WHAT YOU SHOULD DO: Below this line are records; write out exactly the lines from the one containing "Convert this chart" through the one containing "const TWO = Math.PI * 2;", with the pictures left out.

THE DATA:
☆ ☆ ☆ ☆ ☆

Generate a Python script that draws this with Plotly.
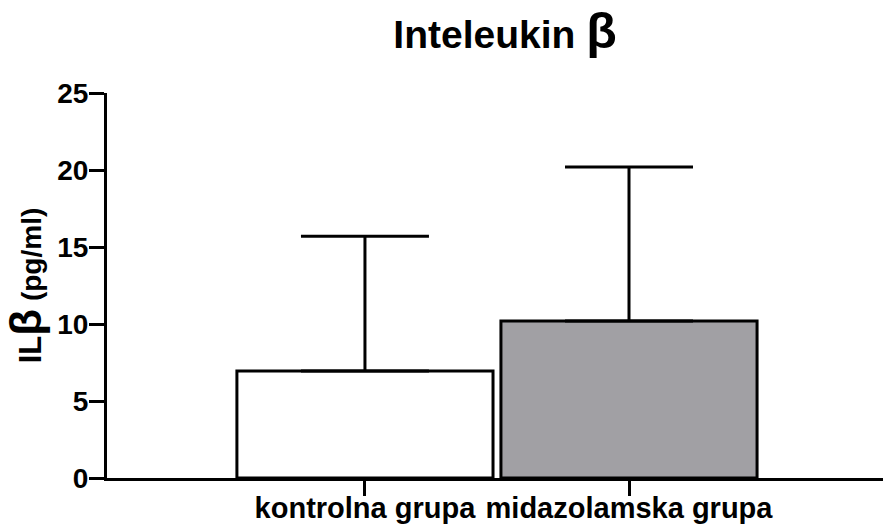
import plotly.graph_objects as go

categories = ["kontrolna grupa", "midazolamska grupa"]
means = [6.95, 10.2]
errors_up = [8.75, 10.0]
bar_colors = ["#ffffff", "#a1a0a4"]
y_ticks = [0, 5, 10, 15, 20, 25]

FONT = "Liberation Sans, Arial, sans-serif"

fig = go.Figure()
fig.add_trace(go.Bar(
    x=[0, 1],
    y=means,
    width=0.97,
    marker=dict(color=bar_colors, line=dict(color="black", width=3)),
    error_y=dict(type="data", array=errors_up, arrayminus=[0, 0], symmetric=False,
                 color="black", thickness=3, width=64),
    showlegend=False,
))

fig.update_layout(
    width=883, height=530,
    margin=dict(l=107, r=0, t=93, b=52),
    paper_bgcolor="white", plot_bgcolor="white",
    font=dict(family=FONT, color="black", size=20),
    title=dict(text="<b>Inteleukin </b><span style='font-size:50px'><b>β</b></span>",
               x=0.572, xanchor="center", y=0.935, yanchor="middle",
               font=dict(family=FONT, size=39, color="black")),
)
fig.update_xaxes(
    range=[-0.977, 1.962], automargin=False,
    tickmode="array", tickvals=[0, 1], ticktext=[f"<b>{c}</b>" for c in categories],
    showline=True, linewidth=3, linecolor="black",
    ticks="outside", ticklen=15, tickwidth=3, tickcolor="black",
    showgrid=False, zeroline=False, ticklabelstandoff=-13,
    tickfont=dict(family=FONT, size=29, color="black"),
)
fig.update_yaxes(
    range=[0, 25], automargin=False,
    tickmode="array", tickvals=y_ticks, ticktext=[f"<b>{v}</b>" for v in y_ticks],
    showline=True, linewidth=3, linecolor="black",
    ticks="outside", ticklen=15, tickwidth=3, tickcolor="black",
    showgrid=False, zeroline=False, ticklabelstandoff=-5,
    tickfont=dict(family=FONT, size=28, color="black"),
    title=dict(text="<span style='font-size:31px'><b>IL</b></span>"
                    "<span style='font-size:44px'><b>β</b></span>"
                    "<b> (pg/ml)</b>",
               font=dict(family=FONT, size=28, color="black"), standoff=8),
)

fig.write_html("out.html", config={"displayModeBar": False},
               post_script="document.body.style.margin='0';")
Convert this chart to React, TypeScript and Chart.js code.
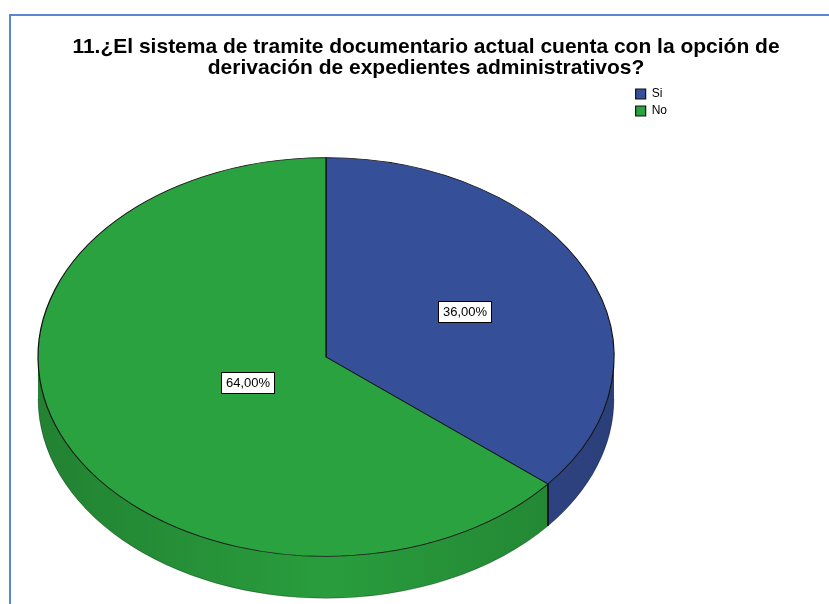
import React, { useEffect, useRef } from 'react';
import { Chart, registerables } from 'chart.js';

Chart.register(...registerables);

const TITLE_LINES = [
  '11.¿El sistema de tramite documentario actual cuenta con la opción de',
  'derivación de expedientes administrativos?',
];
const CATEGORIES = ['Si', 'No'];
const PERCENTS = [36, 64];
const COLORS = ['#364F99', '#2AA23F'];

// 3D projection layout
const CX = 326;
const CY = 357;
const RX = 288;
const TILT = 0.692;
const DEPTH = 42;

const FONT = 'Arial, "Liberation Sans", sans-serif';

function shade(hex: string, f: number): string {
  const h = hex.replace('#', '');
  const r = Math.round(parseInt(h.slice(0, 2), 16) * f);
  const g = Math.round(parseInt(h.slice(2, 4), 16) * f);
  const b = Math.round(parseInt(h.slice(4, 6), 16) * f);
  return `rgb(${Math.min(255, r)},${Math.min(255, g)},${Math.min(255, b)})`;
}

const titlePlugin = {
  id: 'spssTitle',
  afterDraw(chart: any) {
    const ctx: CanvasRenderingContext2D = chart.ctx;
    ctx.save();
    ctx.font = `bold 21px ${FONT}`;
    ctx.fillStyle = '#000';
    ctx.textAlign = 'center';
    ctx.textBaseline = 'alphabetic';
    TITLE_LINES.forEach((line, i) => {
      ctx.fillText(line, 426, 53 + i * 21);
    });
    ctx.restore();
  },
};

const pie3d = {
  id: 'pie3d',
  beforeDatasetsDraw(chart: any) {
    const ctx: CanvasRenderingContext2D = chart.ctx;
    const meta = chart.getDatasetMeta(0);
    const arcs = meta.data as any[];
    if (!arcs.length) return;
    const RY = RX * TILT;
    const TWO = Math.PI * 2;

    // side walls (front half only)
    arcs.forEach((arc: any, i: number) => {
      const color = COLORS[i % COLORS.length];
      for (let k = -1; k <= 1; k++) {
        const a0 = Math.max(arc.startAngle + k * TWO, 0);
        const a1 = Math.min(arc.endAngle + k * TWO, Math.PI);
        if (a1 <= a0) continue;
        ctx.save();
        ctx.beginPath();
        ctx.ellipse(CX, CY, RX, RY, 0, a0, a1, false);
        ctx.ellipse(CX, CY + DEPTH, RX, RY, 0, a1, a0, true);
        ctx.closePath();
        const grad = ctx.createLinearGradient(CX - RX, 0, CX + RX, 0);
        grad.addColorStop(0, shade(color, 0.8));
        grad.addColorStop(0.5, shade(color, 0.97));
        grad.addColorStop(1, shade(color, 0.8));
        ctx.fillStyle = grad;
        ctx.fill();
        ctx.restore();
      }
    });

    // bottom outline of the side
    ctx.save();
    ctx.beginPath();
    ctx.ellipse(CX, CY + DEPTH, RX, RY, 0, 0, Math.PI, false);
    ctx.strokeStyle = 'rgba(0,0,0,0.25)';
    ctx.lineWidth = 1;
    ctx.stroke();
    ctx.restore();

    // vertical edges at slice boundaries in the front
    arcs.forEach((arc: any) => {
      let a = arc.startAngle;
      while (a < 0) a += TWO;
      while (a >= TWO) a -= TWO;
      if (a > 0.001 && a < Math.PI - 0.001) {
        const x = CX + RX * Math.cos(a);
        const y = CY + RY * Math.sin(a);
        ctx.save();
        ctx.beginPath();
        ctx.moveTo(x, y);
        ctx.lineTo(x, y + DEPTH);
        ctx.strokeStyle = '#000';
        ctx.lineWidth = 1.5;
        ctx.stroke();
        ctx.restore();
      }
    });

    // project the top face
    const a0 = arcs[0];
    ctx.save();
    ctx.translate(CX, CY);
    ctx.scale(1, TILT);
    ctx.translate(-a0.x, -a0.y);
  },
  afterDatasetsDraw(chart: any) {
    const ctx: CanvasRenderingContext2D = chart.ctx;
    const meta = chart.getDatasetMeta(0);
    const arcs = meta.data as any[];
    if (!arcs.length) return;
    ctx.restore();

    const values = chart.data.datasets[0].data as number[];
    const total = values.reduce((s, v) => s + v, 0);
    ctx.save();
    ctx.font = `13px ${FONT}`;
    ctx.textAlign = 'center';
    ctx.textBaseline = 'middle';
    arcs.forEach((arc: any, i: number) => {
      const th = arc.endAngle - arc.startAngle;
      const mid = (arc.startAngle + arc.endAngle) / 2;
      const d = (4 * arc.outerRadius * Math.sin(th / 2)) / (3 * th);
      const x = CX + d * Math.cos(mid);
      const y = CY + d * TILT * Math.sin(mid);
      const txt = ((values[i] / total) * 100).toFixed(2).replace('.', ',') + '%';
      const tw = ctx.measureText(txt).width;
      const w = Math.round(tw + 9);
      const h = 21;
      const bx = Math.round(x - w / 2) + 0.5;
      const by = Math.round(y - h / 2) + 0.5;
      ctx.fillStyle = '#fff';
      ctx.fillRect(bx, by, w, h);
      ctx.strokeStyle = '#000';
      ctx.lineWidth = 1;
      ctx.strokeRect(bx, by, w, h);
      ctx.fillStyle = '#000';
      ctx.fillText(txt, bx + w / 2, by + h / 2 + 0.5);
    });
    ctx.restore();
  },
};

export default function App() {
  const ref = useRef<HTMLCanvasElement | null>(null);

  useEffect(() => {
    if (!ref.current) return;
    const chart = new Chart(ref.current, {
      type: 'pie',
      data: {
        labels: CATEGORIES,
        datasets: [
          {
            data: PERCENTS,
            backgroundColor: COLORS,
            borderColor: '#111',
            borderWidth: 1.2,
            radius: RX,
            clip: false,
          } as any,
        ],
      },
      options: {
        responsive: false,
        animation: false,
        devicePixelRatio: 1,
        layout: { padding: { left: 21, right: 152, top: 83, bottom: 0 } },
        plugins: {
          title: { display: false },
          legend: {
            position: 'right',
            align: 'start',
            fullSize: false,
            labels: {
              boxWidth: 10,
              boxHeight: 10,
              padding: 5,
              color: '#000',
              font: { family: FONT, size: 12 },
            },
          },
          tooltip: { enabled: false },
        },
      } as any,
      plugins: [pie3d, titlePlugin],
    });
    return () => chart.destroy();
  }, []);

  return (
    <div
      style={{
        position: 'fixed',
        left: 0,
        top: 0,
        width: 829,
        height: 604,
        background: '#fff',
        overflow: 'hidden',
      }}
    >
      <div
        style={{
          position: 'absolute',
          left: 9,
          top: 14,
          width: 900,
          height: 700,
          borderLeft: '2px solid #5B86D6',
          borderTop: '2px solid #5B86D6',
        }}
      />
      <canvas
        ref={ref}
        width={829}
        height={604}
        style={{ position: 'absolute', left: 0, top: 0 }}
      />
    </div>
  );
}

☆ ☆ ☆ ☆ ☆

SOLUTION BELOW:
Convert this chart to React, TypeScript and Chart.js code.
import React, { useEffect, useRef } from 'react';
import { Chart, registerables } from 'chart.js';

Chart.register(...registerables);

const TITLE_LINES = [
  '11.¿El sistema de tramite documentario actual cuenta con la opción de',
  'derivación de expedientes administrativos?',
];
const CATEGORIES = ['Si', 'No'];
const PERCENTS = [36, 64];
const COLORS = ['#364F99', '#2AA23F'];

// 3D projection layout
const CX = 326;
const CY = 357;
const RX = 288;
const TILT = 0.692;
const DEPTH = 42;

const FONT = 'Arial, "Liberation Sans", sans-serif';

function shade(hex: string, f: number): string {
  const h = hex.replace('#', '');
  const r = Math.round(parseInt(h.slice(0, 2), 16) * f);
  const g = Math.round(parseInt(h.slice(2, 4), 16) * f);
  const b = Math.round(parseInt(h.slice(4, 6), 16) * f);
  return `rgb(${Math.min(255, r)},${Math.min(255, g)},${Math.min(255, b)})`;
}

const titlePlugin = {
  id: 'spssTitle',
  afterDraw(chart: any) {
    const ctx: CanvasRenderingContext2D = chart.ctx;
    ctx.save();
    ctx.font = `bold 21px ${FONT}`;
    ctx.fillStyle = '#000';
    ctx.textAlign = 'center';
    ctx.textBaseline = 'alphabetic';
    TITLE_LINES.forEach((line, i) => {
      ctx.fillText(line, 426, 53 + i * 21);
    });
    ctx.restore();
  },
};

const pie3d = {
  id: 'pie3d',
  beforeDatasetsDraw(chart: any) {
    const ctx: CanvasRenderingContext2D = chart.ctx;
    const meta = chart.getDatasetMeta(0);
    const arcs = meta.data as any[];
    if (!arcs.length) return;
    const RY = RX * TILT;
    const TWO = Math.PI * 2;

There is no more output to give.